A prominent epidemiologist is calling for much wider mask mandates, saying the roll-out of free masks, while positive, will make a "fairly small" difference to the Covid-19 outbreak.
The government this afternoon announced masks and rapid antigen tests would be made freely available while the country battled a resurgence of Covid-19 and other winter illnesses.
University of Otago's Professor Michael Baker told RNZ much more was required to prevent the worst outcomes of a "really grim winter".
"We are missing the fundamental measure to stop sharing this virus widely and that is universal mask use indoors."

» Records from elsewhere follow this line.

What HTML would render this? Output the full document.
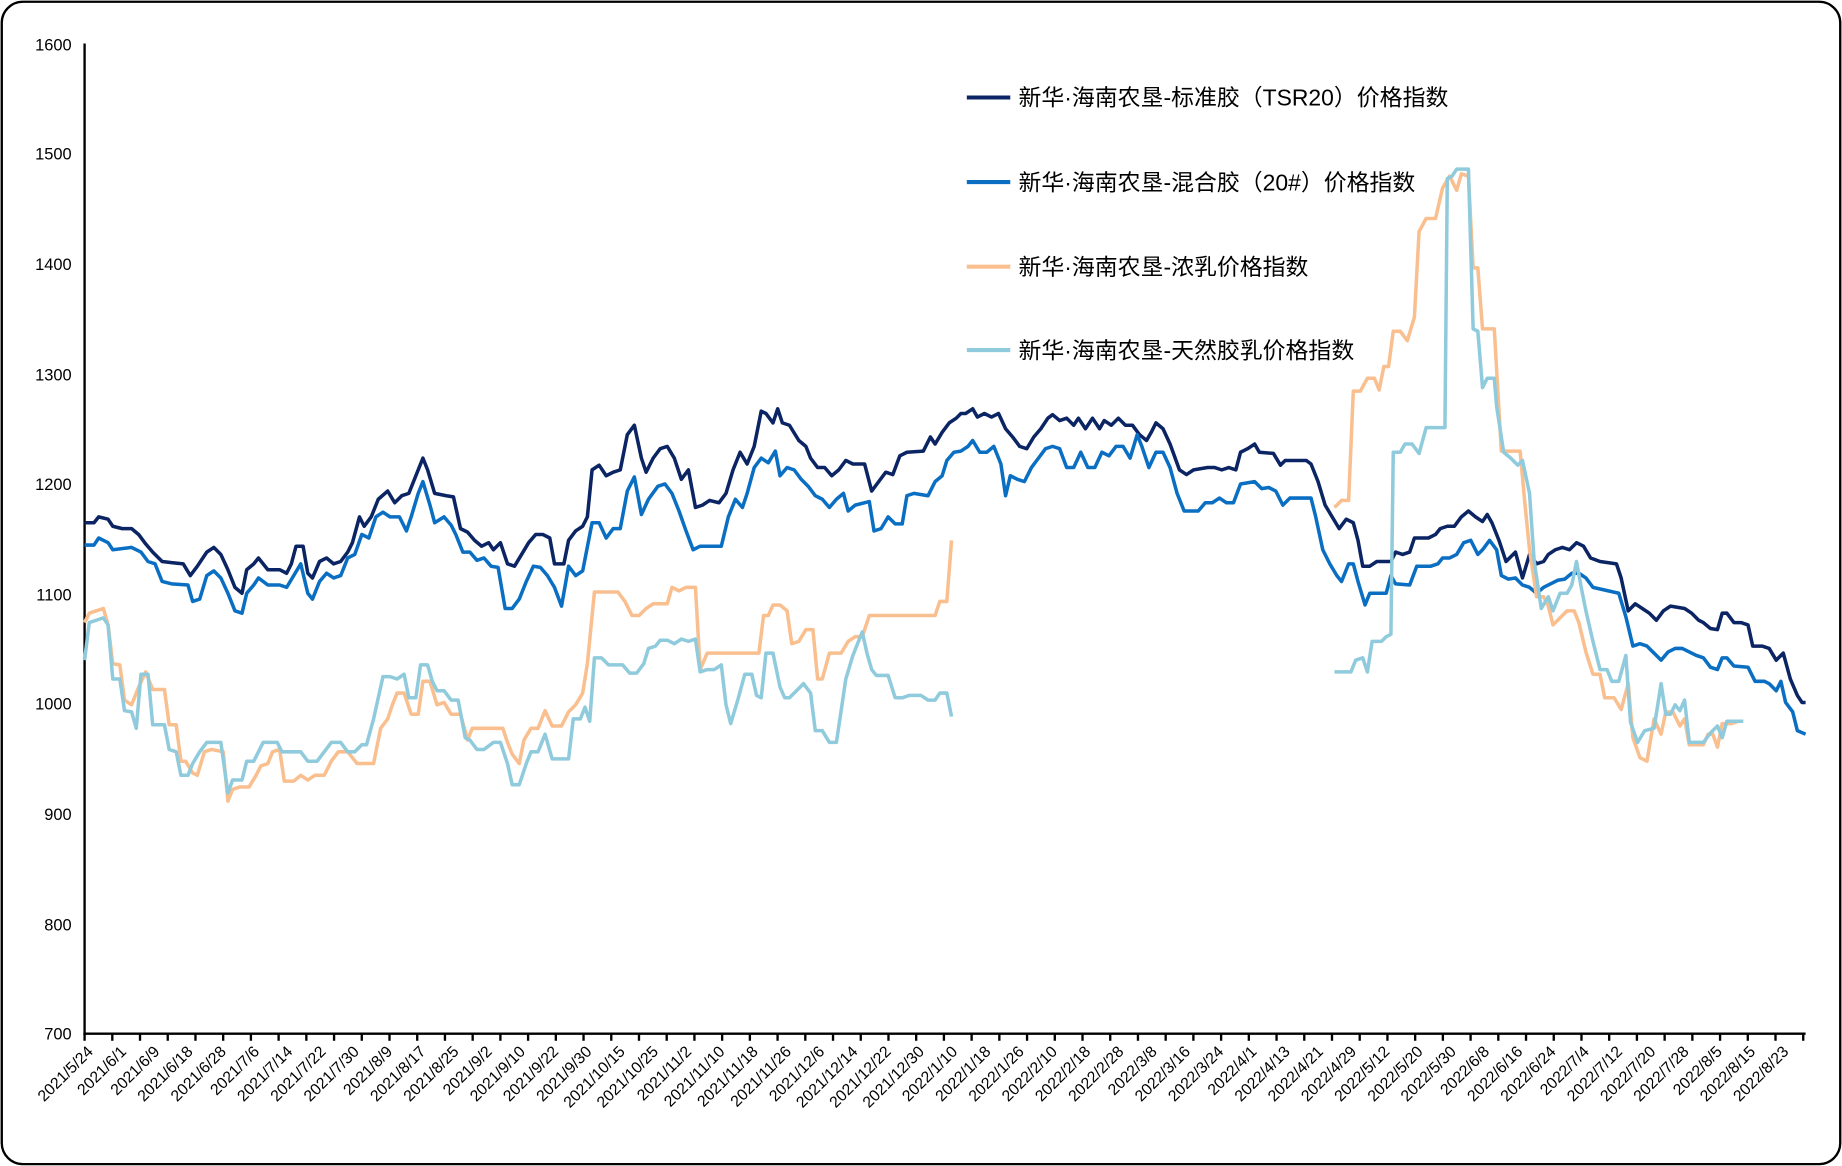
<!DOCTYPE html>
<html><head><meta charset="utf-8"><style>
html,body{margin:0;padding:0;background:#fff;}
svg{display:block;}
text{font-family:"Liberation Sans","Noto Sans CJK SC",sans-serif;fill:#000;}
</style></head><body>
<svg width="1842" height="1166" viewBox="0 0 1568 992.6" preserveAspectRatio="none" xmlns="http://www.w3.org/2000/svg">
<rect x="1.5" y="1.5" width="1565" height="989.5" rx="18" ry="18" fill="#fff" stroke="#000" stroke-width="2"/>
<g font-size="14" text-anchor="end">
<text x="61" y="43">1600</text><text x="61" y="136">1500</text><text x="61" y="230">1400</text>
<text x="61" y="324">1300</text><text x="61" y="417">1200</text><text x="61" y="511">1100</text>
<text x="61" y="604">1000</text><text x="61" y="698">900</text><text x="61" y="792">800</text><text x="61" y="885">700</text>
</g>
<line x1="72" y1="37" x2="72" y2="881" stroke="#000" stroke-width="2"/>
<line x1="71" y1="880" x2="1537" y2="880" stroke="#000" stroke-width="2"/>
<g id="ticks" stroke="#000" stroke-width="2"></g>
<g id="xl" font-size="13.5" text-anchor="end"></g>
<g fill="none" stroke-width="3" stroke-linejoin="round">
<polyline stroke="#0b2463" points="72,445 80,445 84,440 92,442 96,448 104,450 112,450 118,455 124,463 130,470 138,478 146,479 156,480 162,490 168,482 176,470 182,466 188,472 194,485 200,500 206,505 210,485 216,480 220,475 228,485 238,485 244,488 248,480 252,465 258,465 262,488 266,492 272,478 278,475 284,480 290,478 296,470 300,462 306,440 310,448 316,440 322,425 330,418 336,428 342,422 348,420 354,405 360,390 364,400 370,420 380,422 386,423 392,450 398,453 404,460 410,465 416,462 420,468 426,462 432,480 438,482 444,472 450,462 456,455 462,455 468,458 472,480 480,480 484,460 490,452 496,448 500,440 504,400 510,396 516,405 522,402 528,400 534,370 540,362 546,390 550,402 556,390 562,382 568,380 574,390 580,408 586,400 592,432 598,430 604,426 612,428 618,420 624,400 630,385 636,395 642,380 648,350 652,352 658,360 662,348 666,360 672,362 680,375 686,380 690,390 696,398 702,398 708,405 714,400 720,392 726,395 736,395 742,418 748,410 754,402 760,404 766,388 772,385 786,384 792,372 796,378 802,368 808,360 814,356 818,352 822,352 828,348 832,355 838,352 844,355 850,352 856,365 862,372 868,380 874,382 880,372 886,365 892,356 896,353 902,358 908,356 914,362 918,356 924,365 930,356 936,365 940,358 946,362 952,356 958,362 964,362 970,370 976,375 980,368 984,360 990,365 996,378 1004,400 1010,404 1016,400 1028,398 1034,398 1040,400 1046,398 1052,400 1056,385 1062,382 1068,378 1072,385 1084,386 1090,396 1094,392 1112,392 1116,395 1122,410 1128,430 1134,440 1140,450 1146,442 1152,445 1156,460 1160,482 1166,482 1172,478 1184,478 1188,470 1194,472 1200,470 1204,458 1216,458 1222,455 1226,450 1232,448 1238,448 1244,440 1250,435 1256,440 1262,444 1266,438 1270,445 1276,460 1282,478 1290,470 1296,492 1302,472 1308,480 1314,478 1318,472 1324,468 1330,466 1336,468 1342,462 1348,465 1354,475 1362,478 1376,480 1380,492 1386,520 1392,514 1398,518 1404,522 1410,528 1416,520 1422,516 1434,518 1440,522 1446,528 1450,530 1456,535 1462,536 1466,522 1470,522 1476,530 1482,530 1488,532 1492,550 1500,550 1506,552 1512,562 1518,556 1524,578 1530,592 1534,598 1537,598"/>
<polyline stroke="#0a6fc2" points="72,464 80,464 84,458 92,462 96,468 112,466 120,470 126,478 132,480 138,495 146,497 160,498 164,512 170,510 176,490 182,486 188,492 194,505 200,520 206,522 210,505 216,498 220,492 228,498 238,498 244,500 250,490 256,480 262,505 266,510 272,495 278,488 284,492 290,490 296,475 302,472 308,455 314,458 320,440 326,436 332,440 340,440 346,452 350,440 356,420 360,410 366,430 370,445 378,440 384,447 388,455 394,470 400,470 406,477 412,475 418,482 424,483 430,518 436,518 442,510 448,495 454,482 460,483 466,490 472,500 478,516 484,482 490,490 496,486 504,445 510,445 516,458 522,450 528,450 534,418 540,406 546,438 552,425 560,414 566,412 572,420 578,435 584,452 590,468 596,465 614,465 620,440 626,425 632,432 636,420 642,398 648,390 654,394 660,384 664,405 670,398 676,400 682,408 688,414 694,422 700,425 706,432 712,425 718,420 722,435 728,430 740,427 744,452 750,450 756,440 762,446 768,446 772,422 778,420 790,422 796,410 802,405 806,392 812,385 818,384 824,380 828,375 834,385 840,385 846,380 852,395 856,422 860,405 866,408 872,410 878,398 884,390 890,382 896,380 902,382 908,398 914,398 920,385 926,398 932,398 938,385 944,388 950,380 956,380 962,390 968,370 972,380 978,398 984,385 990,385 996,398 1002,420 1008,435 1020,435 1026,428 1032,428 1038,424 1044,428 1050,428 1056,412 1068,410 1074,416 1080,415 1086,418 1092,430 1098,424 1116,424 1120,440 1126,468 1132,480 1138,490 1142,495 1148,480 1152,480 1156,495 1162,515 1166,505 1180,505 1184,490 1188,497 1200,498 1206,482 1218,482 1224,480 1228,475 1234,475 1240,472 1246,462 1252,460 1258,472 1262,468 1268,460 1274,468 1278,490 1284,493 1290,492 1296,498 1302,500 1308,505 1314,500 1320,497 1326,494 1332,493 1338,488 1344,488 1350,492 1356,500 1378,505 1384,525 1390,550 1396,548 1402,550 1408,556 1414,562 1420,555 1426,552 1432,552 1438,555 1444,558 1450,560 1456,568 1462,570 1466,560 1470,560 1476,567 1488,568 1494,580 1502,580 1506,582 1512,588 1516,580 1520,598 1526,606 1530,622 1537,625"/>
<polyline stroke="#f9bf8f" points="72,530 76,522 82,520 88,518 92,532 96,565 102,566 106,596 112,600 118,585 124,572 130,587 140,587 144,617 150,617 154,648 158,648 164,658 168,660 174,640 180,638 190,640 194,682 198,672 204,670 212,670 218,660 222,652 228,650 232,640 238,638 242,665 250,665 256,660 262,664 268,660 276,660 282,648 288,640 296,640 300,645 304,650 318,650 324,620 330,612 334,600 338,590 344,590 350,608 356,608 360,580 366,580 372,600 378,598 384,608 392,608 398,630 402,620 428,620 432,632 436,642 442,650 446,630 452,620 458,620 464,605 470,618 478,618 484,606 490,600 496,590 500,565 506,504 526,504 532,512 538,524 544,524 550,518 556,514 568,514 572,500 578,503 584,500 592,500 596,570 602,556 646,556 650,524 654,524 658,515 664,515 670,520 674,548 680,546 686,536 692,536 696,578 700,578 706,556 716,556 722,546 728,542 734,542 740,524 796,524 800,512 806,512 810,460"/>
<polyline stroke="#f9bf8f" points="1136,432 1142,426 1148,426 1152,333 1158,333 1164,322 1170,322 1174,332 1178,312 1182,312 1186,282 1192,282 1198,290 1204,270 1208,197 1214,186 1222,186 1228,160 1234,150 1240,162 1244,148 1250,150 1254,228 1258,228 1262,280 1272,280 1278,384 1294,384 1298,428 1302,468 1308,508 1314,508 1318,516 1322,532 1326,528 1330,524 1334,520 1340,520 1344,530 1350,555 1356,574 1362,574 1366,594 1374,594 1380,604 1386,582 1390,628 1396,645 1402,648 1408,612 1414,625 1418,606 1424,606 1430,618 1434,612 1438,634 1450,634 1454,625 1458,625 1462,636 1466,616 1474,616 1480,614"/>
<polyline stroke="#8fcbdc" points="72,562 76,530 82,528 88,526 92,532 96,578 102,578 106,605 112,606 116,620 120,574 126,574 130,617 140,617 144,638 150,640 154,660 160,660 164,650 170,640 176,632 188,632 194,675 198,664 206,664 210,648 216,648 220,640 224,632 236,632 240,640 256,640 262,648 270,648 276,640 282,632 290,632 296,640 302,640 308,634 312,634 318,612 326,576 332,576 338,578 344,574 348,594 354,594 358,566 364,566 368,580 372,588 378,588 384,596 390,596 396,628 400,630 406,638 412,638 420,632 426,632 432,650 436,668 442,668 448,650 452,640 458,640 464,625 470,646 484,646 488,612 494,612 498,602 502,614 506,560 512,560 518,566 530,566 536,573 542,573 548,565 552,552 558,550 562,545 568,545 574,548 580,544 586,546 592,544 596,572 602,570 608,570 614,566 618,600 622,616 628,596 634,574 640,574 644,592 648,594 652,556 658,556 664,585 668,594 672,594 678,588 684,582 690,590 694,622 700,622 706,632 712,632 716,605 720,578 726,558 734,538 738,556 742,570 746,575 756,575 762,594 768,594 774,592 784,592 790,596 796,596 800,590 806,590 810,610"/>
<polyline stroke="#8fcbdc" points="1136,572 1150,572 1154,562 1160,560 1164,572 1168,546 1176,546 1180,542 1184,540 1186,385 1192,385 1196,378 1202,378 1208,386 1214,364 1230,364 1232,152 1236,150 1240,144 1250,144 1254,280 1258,282 1262,330 1266,322 1272,322 1274,346 1280,385 1286,390 1292,396 1296,392 1302,420 1306,478 1312,518 1318,508 1322,520 1328,505 1334,505 1338,498 1342,478 1346,500 1350,520 1356,546 1362,570 1368,570 1372,580 1378,580 1384,558 1388,615 1394,632 1400,622 1408,620 1414,582 1418,608 1422,608 1426,600 1430,605 1434,596 1438,632 1450,632 1456,624 1462,618 1466,628 1470,614 1484,614"/>
</g>
<g stroke-width="3.5">
<line x1="823" y1="83" x2="860" y2="83" stroke="#0b2463"/>
<line x1="823" y1="155" x2="860" y2="155" stroke="#0a6fc2"/>
<line x1="823" y1="227" x2="860" y2="227" stroke="#f9bf8f"/>
<line x1="823" y1="298" x2="860" y2="298" stroke="#8fcbdc"/>
</g>
<g font-size="19.5">
<text x="867" y="90">新华·海南农垦-标准胶（TSR20）价格指数</text>
<text x="867" y="162">新华·海南农垦-混合胶（20#）价格指数</text>
<text x="867" y="234">新华·海南农垦-浓乳价格指数</text>
<text x="867" y="305">新华·海南农垦-天然胶乳价格指数</text>
</g>
</svg>
<script>
var ns="http://www.w3.org/2000/svg";
var t=document.getElementById("ticks");
for(var i=0;i<=62;i++){var x=72+i*(1535-72)/62;var l=document.createElementNS(ns,"line");l.setAttribute("x1",x);l.setAttribute("x2",x);l.setAttribute("y1",880);l.setAttribute("y2",886);t.appendChild(l);}
var labs="2021/5/24,2021/6/1,2021/6/9,2021/6/18,2021/6/28,2021/7/6,2021/7/14,2021/7/22,2021/7/30,2021/8/9,2021/8/17,2021/8/25,2021/9/2,2021/9/10,2021/9/22,2021/9/30,2021/10/15,2021/10/25,2021/11/2,2021/11/10,2021/11/18,2021/11/26,2021/12/6,2021/12/14,2021/12/22,2021/12/30,2022/1/10,2022/1/18,2022/1/26,2022/2/10,2022/2/18,2022/2/28,2022/3/8,2022/3/16,2022/3/24,2022/4/1,2022/4/13,2022/4/21,2022/4/29,2022/5/12,2022/5/20,2022/5/30,2022/6/8,2022/6/16,2022/6/24,2022/7/4,2022/7/12,2022/7/20,2022/7/28,2022/8/5,2022/8/15,2022/8/23".split(",");
var g=document.getElementById("xl");
for(var j=0;j<labs.length;j++){var x=80+j*28.3;var y=896;var e=document.createElementNS(ns,"text");e.setAttribute("transform","translate("+x+","+y+") rotate(-45)");e.textContent=labs[j];g.appendChild(e);}
</script>
</body></html>
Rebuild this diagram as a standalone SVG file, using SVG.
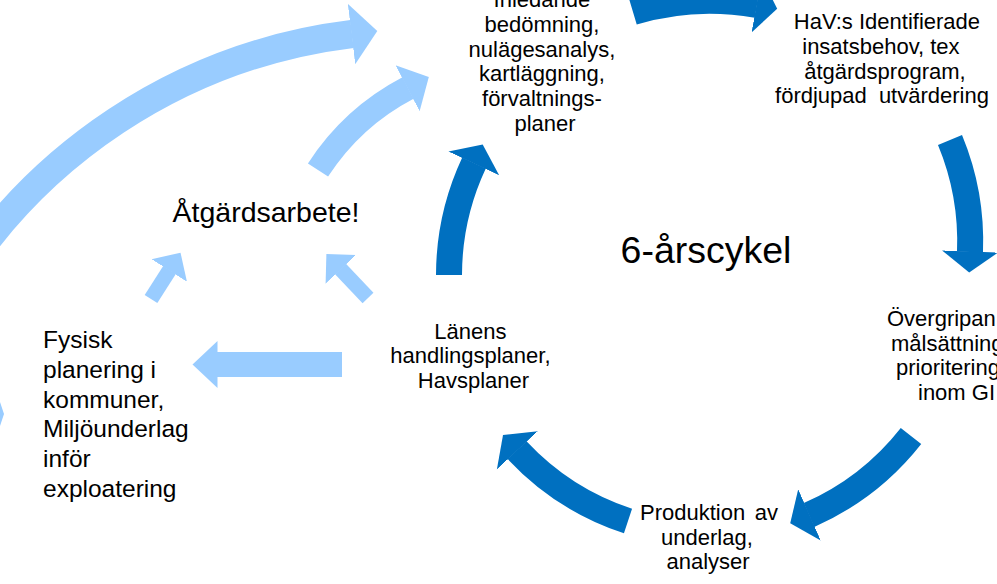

Baker said New Zealand needed to shift to becoming a "mask-using society", which he believed could be achieved only through mandating their use in most indoor environments.
"The very ad hoc approach to requiring mask use is eroding the social licence for them," Baker said.
"You go to one social event, and everyone's wearing a mask, and so you feel comfortable. Next day, you go to a different one, and no one's wearing a mask, except you, and that feels a bit odd. We need to get rid of those inconsistencies."
Baker said he believed the government had opted for a greater focus on personal responsibility for fear of a potential political backlash.
"Unfortunately, we've politicised this issue too much and politics is starting to take over from the science."
But, speaking to Checkpoint, Covid-19 Response Minister Ayesha Verrall said it was "not simple" to implement mask mandates.
"It impacts the running of many businesses and we need people to take a pragmatic approach to this."
Verrall said, however, she would encourage everyone to wear a mask while indoors as much as possible.
She rejected the suggestion the government's approach to tackling rising Covid-19 cases was based on politics over health.
She would not say if the predicted peak of 1200 hospitalisations a day would be a crisis, but said the government was doing everything it could to avoid the scenario playing out.
"I think it's really important we respond to the very real pressures in our health system, and I've been in close contact with healthcare workers, as well as following the statistics we get to make sure we know what the facts are, and that we respond to them and fix the problems that exist.
"A lot of what we set out today is designed to do that."
Green Party MP Teanau Tuiono said today's development was "about time", but he would have liked to see masks made mandatory in schools.